Bing Crosby recorded it. When it was released, the world was at war. American soldiers were fighting in Europe and the Pacific, far from home, dreaming of the lives they’d left behind.

“White Christmas” became their anthem.

It played on Armed Forces Radio. Soldiers requested it constantly. It reminded them of what they were fighting for—not glory or conquest, but home, family, the simple comfort of a white Christmas.

The song became the best-selling single of all time—over 50 million copies sold, a record that still stands.

Irving was reportedly uncomfortable with the song’s success. He thought it was too sentimental, too commercial. He preferred his more sophisticated work.

But “White Christmas” connected with something deep in the American soul: the longing for home, for peace, for safety.

Irving kept writing into the 1950s and 60s, but by the 1970s, he’d largely retired. He became reclusive, rarely leaving his home, rarely giving interviews.

He lived to be 101 years old, dying on September 22, 1989.

By then, he’d written an estimated 1,500 songs—more than almost any other American composer.

He’d defined American music for half a century. His songs were performed at weddings, funerals, Fourth of July celebrations, and Christmas gatherings.

And he’d done it all without being able to read music.

Irving Berlin’s story is the quintessential American immigrant success story.

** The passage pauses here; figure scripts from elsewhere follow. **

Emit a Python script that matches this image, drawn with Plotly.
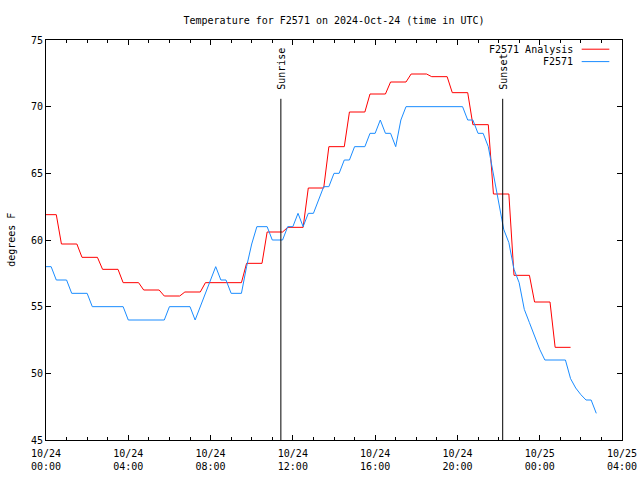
import plotly.graph_objects as go

# ---- data ----
analysis_time = [
    "2024-10-24 00:00", "2024-10-24 00:30", "2024-10-24 00:45", "2024-10-24 01:30",
    "2024-10-24 01:45", "2024-10-24 02:30", "2024-10-24 02:45", "2024-10-24 03:30",
    "2024-10-24 03:45", "2024-10-24 04:30", "2024-10-24 04:45", "2024-10-24 05:30",
    "2024-10-24 05:45", "2024-10-24 06:30", "2024-10-24 06:45", "2024-10-24 07:30",
    "2024-10-24 07:45", "2024-10-24 08:30", "2024-10-24 08:45", "2024-10-24 09:30",
    "2024-10-24 09:45", "2024-10-24 10:30", "2024-10-24 10:45", "2024-10-24 11:30",
    "2024-10-24 11:45", "2024-10-24 12:30", "2024-10-24 12:45", "2024-10-24 13:30",
    "2024-10-24 13:45", "2024-10-24 14:30", "2024-10-24 14:45", "2024-10-24 15:30",
    "2024-10-24 15:45", "2024-10-24 16:30", "2024-10-24 16:45", "2024-10-24 17:30",
    "2024-10-24 17:45", "2024-10-24 18:30", "2024-10-24 18:45", "2024-10-24 19:30",
    "2024-10-24 19:45", "2024-10-24 20:30", "2024-10-24 20:45", "2024-10-24 21:30",
    "2024-10-24 21:45", "2024-10-24 22:30", "2024-10-24 22:45", "2024-10-24 23:30",
    "2024-10-24 23:45", "2024-10-25 00:30", "2024-10-25 00:45", "2024-10-25 01:30",
]
analysis_temp = [
    61.9, 61.9, 59.7, 59.7, 58.7, 58.7, 57.8, 57.8,
    56.8, 56.8, 56.25, 56.25, 55.8, 55.8, 56.1, 56.1,
    56.8, 56.8, 56.8, 56.8, 58.25, 58.25, 60.6, 60.6,
    60.95, 60.95, 63.9, 63.9, 67.0, 67.0, 69.6, 69.6,
    70.95, 70.95, 71.85, 71.85, 72.45, 72.45, 72.25, 72.25,
    71.05, 71.05, 68.65, 68.65, 63.45, 63.45, 57.35, 57.35,
    55.35, 55.35, 51.95, 51.95,
]

obs_time = [
    "2024-10-24 00:00", "2024-10-24 00:15", "2024-10-24 00:30", "2024-10-24 01:00",
    "2024-10-24 01:15", "2024-10-24 02:00", "2024-10-24 02:15", "2024-10-24 03:45",
    "2024-10-24 04:00", "2024-10-24 05:45", "2024-10-24 06:00", "2024-10-24 07:00",
    "2024-10-24 07:15", "2024-10-24 07:30", "2024-10-24 07:45", "2024-10-24 08:00",
    "2024-10-24 08:15", "2024-10-24 08:30", "2024-10-24 08:45", "2024-10-24 09:00",
    "2024-10-24 09:30", "2024-10-24 09:45", "2024-10-24 10:00", "2024-10-24 10:15",
    "2024-10-24 10:45", "2024-10-24 11:00", "2024-10-24 11:30", "2024-10-24 11:45",
    "2024-10-24 12:00", "2024-10-24 12:15", "2024-10-24 12:30", "2024-10-24 12:45",
    "2024-10-24 13:00", "2024-10-24 13:15", "2024-10-24 13:30", "2024-10-24 13:45",
    "2024-10-24 14:00", "2024-10-24 14:15", "2024-10-24 14:30", "2024-10-24 14:45",
    "2024-10-24 15:00", "2024-10-24 15:30", "2024-10-24 15:45", "2024-10-24 16:00",
    "2024-10-24 16:15", "2024-10-24 16:30", "2024-10-24 16:45", "2024-10-24 17:00",
    "2024-10-24 17:15", "2024-10-24 17:30", "2024-10-24 20:15", "2024-10-24 20:30",
    "2024-10-24 20:45", "2024-10-24 21:00", "2024-10-24 21:15", "2024-10-24 21:30",
    "2024-10-24 21:45", "2024-10-24 22:00", "2024-10-24 22:15", "2024-10-24 22:30",
    "2024-10-24 22:45", "2024-10-24 23:00", "2024-10-24 23:15", "2024-10-24 23:30",
    "2024-10-24 23:45", "2024-10-25 00:00", "2024-10-25 00:15", "2024-10-25 01:15",
    "2024-10-25 01:30", "2024-10-25 01:45", "2024-10-25 02:00", "2024-10-25 02:15",
    "2024-10-25 02:30", "2024-10-25 02:45",
]
obs_temp = [
    58, 58, 57, 57, 56, 56, 55, 55,
    54, 54, 55, 55, 54, 55, 56, 57,
    58, 57, 57, 56, 56, 58, 59.7, 61,
    61, 60, 60, 61, 61, 62, 61, 62,
    62, 63, 64, 64, 65, 65, 66, 66,
    67, 67, 68, 68, 69, 68, 68, 67,
    69, 70, 70, 69, 69, 68, 68, 67,
    64.9, 62.9, 60.8, 59.8, 57.8, 56.8, 54.8, 53.8,
    52.8, 51.8, 51.0, 51.0, 49.6, 48.9, 48.4, 48.0,
    48.0, 47.0,
]

sun_events = ["Sunrise", "Sunset"]
sun_times = ["2024-10-24 11:25", "2024-10-24 22:12"]

tick_vals = ["2024-10-24 00:00", "2024-10-24 04:00", "2024-10-24 08:00", "2024-10-24 12:00",
             "2024-10-24 16:00", "2024-10-24 20:00", "2024-10-25 00:00", "2024-10-25 04:00"]
tick_text = ["10/24<br>00:00", "10/24<br>04:00", "10/24<br>08:00", "10/24<br>12:00",
             "10/24<br>16:00", "10/24<br>20:00", "10/25<br>00:00", "10/25<br>04:00"]

series_names = ["F2571 Analysis", "F2571"]
series_colors = ["#ff0000", "#1a8cff"]

FONT = "DejaVu Sans Mono"

fig = go.Figure()
fig.add_trace(go.Scatter(x=analysis_time, y=analysis_temp, mode="lines",
                         line=dict(color=series_colors[0], width=1),
                         name=series_names[0], showlegend=False))
fig.add_trace(go.Scatter(x=obs_time, y=obs_temp, mode="lines",
                         line=dict(color=series_colors[1], width=1),
                         name=series_names[1], showlegend=False))

shapes = []
annotations = []
for name, t in zip(sun_events, sun_times):
    shapes.append(dict(type="line", xref="x", yref="paper", x0=t, x1=t, y0=0, y1=0.853,
                       line=dict(color="black", width=1)))
    annotations.append(dict(x=t, y=0.87, xref="x", yref="paper", text=name,
                            textangle=-90, showarrow=False, xanchor="center",
                            yanchor="bottom", font=dict(family=FONT, size=10, color="black")))

# manual gnuplot-style legend
leg_y = [0.977, 0.946]
for name, col, yy in zip(series_names, series_colors, leg_y):
    annotations.append(dict(x=0.918, y=yy, xref="paper", yref="paper", text=name,
                            showarrow=False, xanchor="right", yanchor="middle",
                            font=dict(family=FONT, size=10, color="black")))
    shapes.append(dict(type="line", xref="paper", yref="paper", x0=0.930, x1=0.978,
                       y0=yy, y1=yy, line=dict(color=col, width=1)))

annotations.append(dict(x=-0.061, y=0.5, xref="paper", yref="paper", text="degrees F",
                        textangle=-90, showarrow=False, xanchor="center", yanchor="middle",
                        font=dict(family=FONT, size=10, color="black")))

fig.update_layout(
    width=640, height=480,
    margin=dict(l=46, r=18, t=40, b=40),
    paper_bgcolor="white", plot_bgcolor="white",
    font=dict(family=FONT, size=10, color="black"),
    title=dict(text="Temperature for F2571 on 2024-Oct-24 (time in UTC)",
               x=0.5, xref="paper", xanchor="center", y=1 - 20 / 480, yanchor="middle",
               font=dict(family=FONT, size=10, color="black")),
    shapes=shapes, annotations=annotations,
    showlegend=False,
)
fig.update_xaxes(type="date", range=["2024-10-24 00:00", "2024-10-25 04:00"],
                 tickvals=tick_vals, ticktext=tick_text, automargin=False,
                 ticklabelstandoff=4,
                 showline=True, linecolor="black", linewidth=1, mirror="ticks",
                 ticks="inside", ticklen=5, tickcolor="black", tickwidth=1,
                 showgrid=False, zeroline=False,
                 minor=dict(dtick=3600000, ticks="inside", ticklen=3, tickcolor="black",
                            showgrid=False),
                 tickfont=dict(family=FONT, size=10, color="black"))
fig.update_yaxes(range=[45, 75], tickvals=[45, 50, 55, 60, 65, 70, 75], automargin=False,
                 showline=True, linecolor="black", linewidth=1, mirror="ticks",
                 ticks="inside", ticklen=5, tickcolor="black", tickwidth=1,
                 showgrid=False, zeroline=False,
                 tickfont=dict(family=FONT, size=10, color="black"))

fig.write_html("out.html")
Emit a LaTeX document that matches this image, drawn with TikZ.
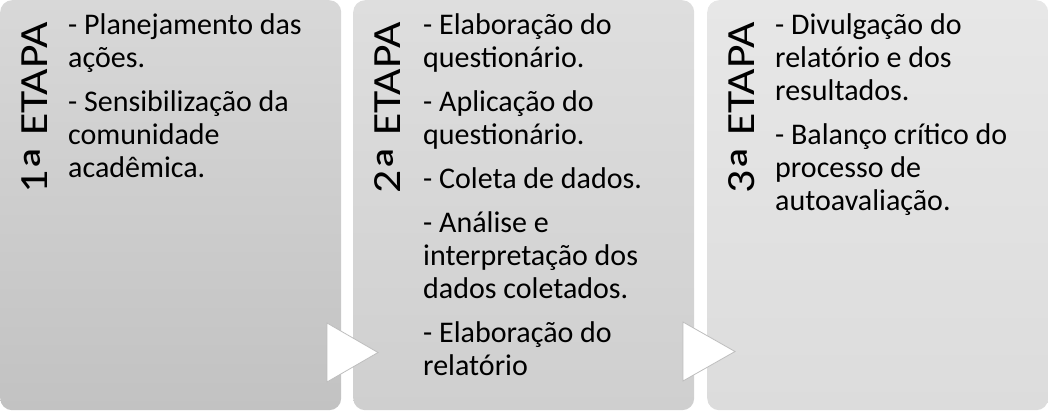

He arrived as a 5-year-old refugee fleeing pogroms.

He sold newspapers at 13 to support his family.

He taught himself songwriting despite never learning to read music.

He lost his first wife on their honeymoon.

He married the woman he loved despite her father’s fury and society’s prejudice.

He gave away millions in royalties because he believed “God Bless America” belonged to America, not to him.

And he wrote the best-selling song of all time—a song that comforted soldiers in WWII, Korea, and Vietnam, that still plays every Christmas, that has become inseparable from the American experience.

Irving Berlin couldn’t read music.

He played piano in one key.

His first wife died after five months of marriage.

He wrote 1,500 songs anyway—and gave away millions in royalties.

“White Christmas.” “God Bless America.” “There’s No Business Like Show Business.” “Blue Skies.” “Puttin’ on the Ritz.”